The 3Bs: Brooklyn, (the) Bronx, and the Bungalows of Rockaway Beach

CRN 10025

Marjorie Gottlieb Wolfe

Fee: $5

Whitman Hall, 150

Friday, Nov. 9

12:45 pm – 2:15 pm

Memories are one of the secret weapons of happiness.  Reminisce with Marjorie Wolfe about the Brighton Beach Baths, Mrs. Stahl's knishes, the Brooklyn Bridge and Charlotte Russe, Little Odessa, The Bronx Botanical Gardens, Pitkin Avenue, and the Bungalows of Rockaway Beach. Maximum: 90.
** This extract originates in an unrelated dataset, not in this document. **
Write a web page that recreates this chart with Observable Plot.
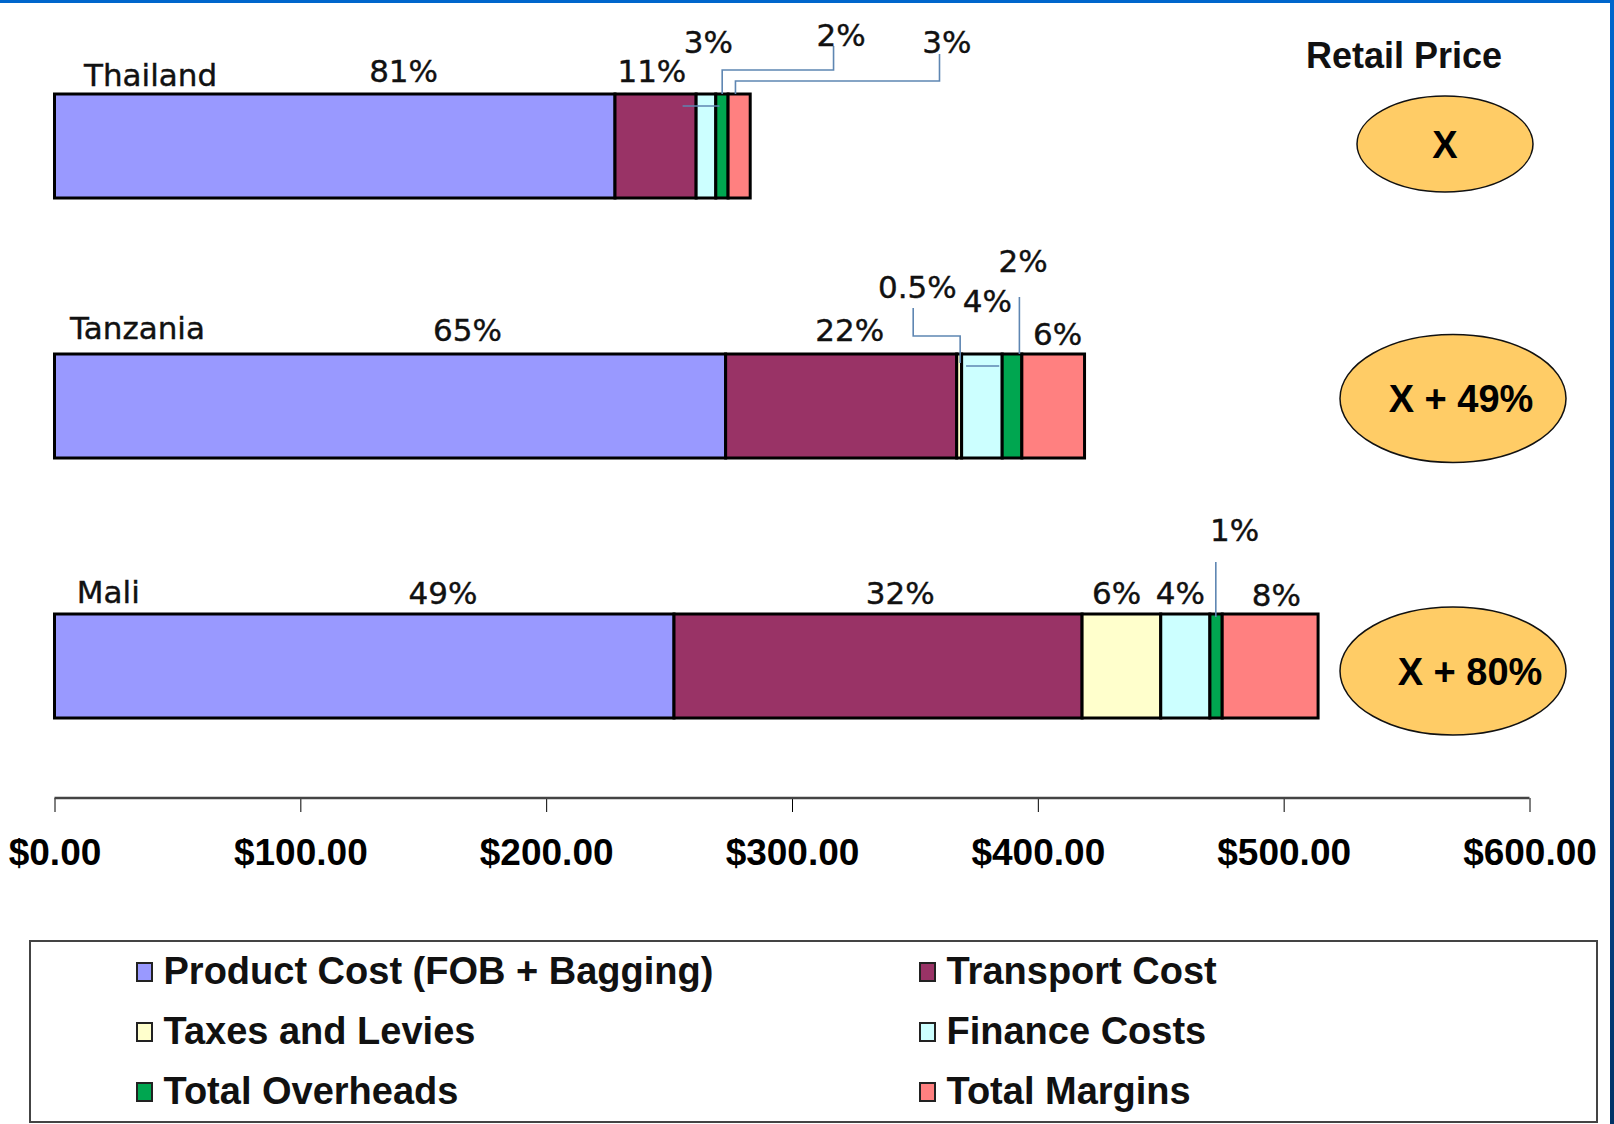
<!DOCTYPE html>
<html>
<head>
<meta charset="utf-8">
<script src="https://cdn.jsdelivr.net/npm/d3@7"></script>
<script src="https://cdn.jsdelivr.net/npm/@observablehq/plot@0.6"></script>
<style>
  html, body { margin: 0; padding: 0; background: #fff; }
  #wrap { position: relative; width: 1614px; height: 1124px; overflow: hidden; background: #fff; }
  #chart { position: absolute; left: 0; top: 0; }
  #legend { position: absolute; left: 29px; top: 940px; width: 1569px; height: 183px; box-sizing: border-box; border: 2.5px solid #444; background: #fff; }
  .item { position: absolute; display: flex; align-items: center; height: 40px; font: bold 38px "Liberation Sans", Arial, sans-serif; color: #111; white-space: nowrap; }
  .sw { width: 17px; height: 20px; box-sizing: border-box; border: 2px solid #222; margin-right: 11px; flex: none; }
  #topbar { position: absolute; left: 0; top: 0; width: 1614px; height: 3px; background: #0066CC; }
  #rightbar { position: absolute; left: 1610px; top: 0; width: 4px; height: 1124px; background: linear-gradient(#0066CC, #0A4C99 60%, #003366); }
</style>
</head>
<body>
<div id="wrap">
  <div id="chart"></div>
  <div id="legend"></div>
  <div id="topbar"></div>
  <div id="rightbar"></div>
</div>
<script>
// ---------- data ----------
const countries = ["Thailand", "Tanzania", "Mali"];
const components = ["Product Cost (FOB + Bagging)", "Transport Cost", "Taxes and Levies", "Finance Costs", "Total Overheads", "Total Margins"];
const componentColors = ["#9999FF", "#993366", "#FFFFCC", "#CCFFFF", "#00A650", "#FF8080"];

// cost per component in US$
const thailandCost = [228, 33, 0, 8, 5, 9];
const tanzaniaCost = [273, 94, 2, 16.5, 8, 25.5];
const maliCost     = [252, 166, 32, 20, 5, 39];

// share labels printed above the segments
const thailandShare = ["81%", "11%", null, "3%", "2%", "3%"];
const tanzaniaShare = ["65%", "22%", "0.5%", "4%", "2%", "6%"];
const maliShare     = ["49%", "32%", "6%", "4%", "1%", "8%"];

const retailPrice = ["X", "X + 49%", "X + 80%"];
const xTicks = [0, 100, 200, 300, 400, 500, 600];

// ---------- tables built from the arrays ----------
const costs = {Thailand: thailandCost, Tanzania: tanzaniaCost, Mali: maliCost};
const shares = {Thailand: thailandShare, Tanzania: tanzaniaShare, Mali: maliShare};
const rows = [];
for (const c of countries) components.forEach((k, i) => {
  if (costs[c][i] > 0) rows.push({country: c, component: k, value: costs[c][i]});
});

// ---------- annotation layout (x in $, lift = px above bar top) ----------
const shareLayout = {
  Thailand: [[142, 23], [243, 23], null, [266, 52], [320, 59], [363, 52]],
  Tanzania: [[168, 24.5], [323.5, 24.5], [351, 67.5], [379.5, 53], [394, 93.5], [408, 20]],
  Mali:     [[158, 21], [344, 21], [432, 21], [458, 21], [480, 84], [497, 19]]
};
const nameLayout = {Thailand: [12, 19], Tanzania: [6.3, 26.5], Mali: [9.1, 22]};
const leaders = [
  {country: "Thailand", pts: [[255.5, -12], [270.5, -12]]},
  {country: "Thailand", pts: [[271.6, 0], [271.6, 24], [316.9, 24], [316.9, 48]]},
  {country: "Thailand", pts: [[277, 0], [277, 13], [360, 13], [360, 40]]},
  {country: "Tanzania", pts: [[349.3, 46], [349.3, 18], [368.4, 18], [368.4, -9]]},
  {country: "Tanzania", pts: [[370.8, -12], [384.3, -12]]},
  {country: "Tanzania", pts: [[392.5, 57], [392.5, 0]]},
  {country: "Mali", pts: [[472.4, 52], [472.4, -3]]}
];
const badges = [
  {cx: 1445, dy: -2, rx: 88, ry: 48, tx: 1445},
  {cx: 1453, dy: -7.5, rx: 113, ry: 64, tx: 1461},
  {cx: 1453, dy: 5, rx: 113, ry: 64, tx: 1470}
];

function annotate(index, scales, values, dims) {
  const x = scales.x, y = scales.y;
  const bw = typeof y.bandwidth === "function" ? y.bandwidth() : 104;
  const g = d3.create("svg:g");
  const axisY = dims.height - dims.marginBottom;
  // axis base line
  g.append("line")
    .attr("x1", x(0)).attr("x2", x(600)).attr("y1", axisY).attr("y2", axisY)
    .attr("stroke", "#444").attr("stroke-width", 2.5);
  // leader lines
  const line = d3.line();
  for (const L of leaders) {
    const top = y(L.country);
    g.append("path")
      .attr("d", line(L.pts.map(([dx, lift]) => [x(dx), top - lift])))
      .attr("fill", "none").attr("stroke", "#5E86B2").attr("stroke-width", 1.6);
  }
  const labelFont = (sel, size) => sel
    .attr("font-family", "'DejaVu Sans', Verdana, sans-serif").attr("font-size", size)
    .attr("fill", "#111").attr("stroke", "#111").attr("stroke-width", 0.4);
  // country names
  for (const c of countries) {
    const [nx, lift] = nameLayout[c];
    g.append("text").attr("x", x(nx)).attr("y", y(c) - lift).attr("dy", "0.36em")
      .attr("text-anchor", "start").call(labelFont, 31).text(c);
  }
  // share labels
  for (const c of countries) {
    shares[c].forEach((s, i) => {
      const lay = shareLayout[c][i];
      if (!s || !lay) return;
      g.append("text").attr("x", x(lay[0])).attr("y", y(c) - lay[1]).attr("dy", "0.36em")
        .attr("text-anchor", "middle").call(labelFont, 31).text(s);
    });
  }
  // retail price header and badges
  g.append("text").attr("x", 1404).attr("y", 55).attr("dy", "0.36em").attr("text-anchor", "middle")
    .attr("font-family", "'Liberation Sans', Arial, sans-serif").attr("font-weight", "bold")
    .attr("font-size", 36).attr("fill", "#111").text("Retail Price");
  countries.forEach((c, i) => {
    const b = badges[i];
    const cy = y(c) + bw / 2 + b.dy;
    g.append("ellipse").attr("cx", b.cx).attr("cy", cy).attr("rx", b.rx).attr("ry", b.ry)
      .attr("fill", "#FFCC66").attr("stroke", "#111").attr("stroke-width", 1.5);
    g.append("text").attr("x", b.tx).attr("y", cy).attr("dy", "0.36em").attr("text-anchor", "middle")
      .attr("font-family", "'Liberation Sans', Arial, sans-serif").attr("font-weight", "bold")
      .attr("font-size", 38).attr("fill", "#000").text(retailPrice[i]);
  });
  return g.node();
}

const chart = Plot.plot({
  width: 1614,
  height: 930,
  marginLeft: 54.5,
  marginRight: 84.5,
  marginTop: 0,
  marginBottom: 132,
  style: {background: "#fff", color: "#000"},
  x: {domain: [0, 600]},
  y: {domain: countries, paddingInner: 0.6, paddingOuter: 0.332, align: 0.538, axis: null},
  color: {domain: components, range: componentColors},
  marks: [
    Plot.barX(rows, Plot.stackX({x: "value", y: "country", fill: "component", stroke: "#000", strokeWidth: 3})),
    Plot.axisX({
      ticks: xTicks,
      tickFormat: d => "$" + d.toFixed(2),
      tickSize: 14,
      tickPadding: 26,
      fontSize: 37,
      fontWeight: "bold",
      fontFamily: "'Liberation Sans', Arial, sans-serif",
      label: null
    }),
    annotate
  ]
});
document.getElementById("chart").appendChild(chart);

// ---------- legend ----------
const legend = document.getElementById("legend");
components.forEach((k, i) => {
  const col = i % 2, row = Math.floor(i / 2);
  const item = document.createElement("div");
  item.className = "item";
  item.style.left = (col ? 887.5 : 104.5) + "px";
  item.style.top = (9.5 + row * 60) + "px";
  const sw = document.createElement("span");
  sw.className = "sw";
  sw.style.background = componentColors[i];
  const t = document.createElement("span");
  t.textContent = k;
  item.appendChild(sw);
  item.appendChild(t);
  legend.appendChild(item);
});
</script>
</body>
</html>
American and the Amusement Park Industry: A Microcosm of Our Society

CRN 10025

Lowell Wolf

Fee: $5

Whitman Hall, 150

Friday, Nov. 16

12:45 pm – 2:15 pm

This is a three part presentation focusing first on the demise and rebirth of the Coney Island community, as a microcosm of urban decay in the late 20th century.  We will discuss how post-World War II housing and zoning policies in Coney Island led to the demise of that world renowned amusement venue, and the role the Trump Organization and Robert Moses had in its decline.  Also analyzed, the trend toward theme parks and their development in automobile accessible suburban locales.  The second portion will focus on the regulatory procedures, or lack thereof, in amusement ride industry, i.e. who polices the ride operators.  The final portion of the lecture will examine the cause and effect of political donations from the amusement park industry, including contributions from such major organizations as Disney and Six Flags. Lowell Wolf is an Assistant Professor of History, Politics, and Geography at Farmingdale State College. Maximum: 90.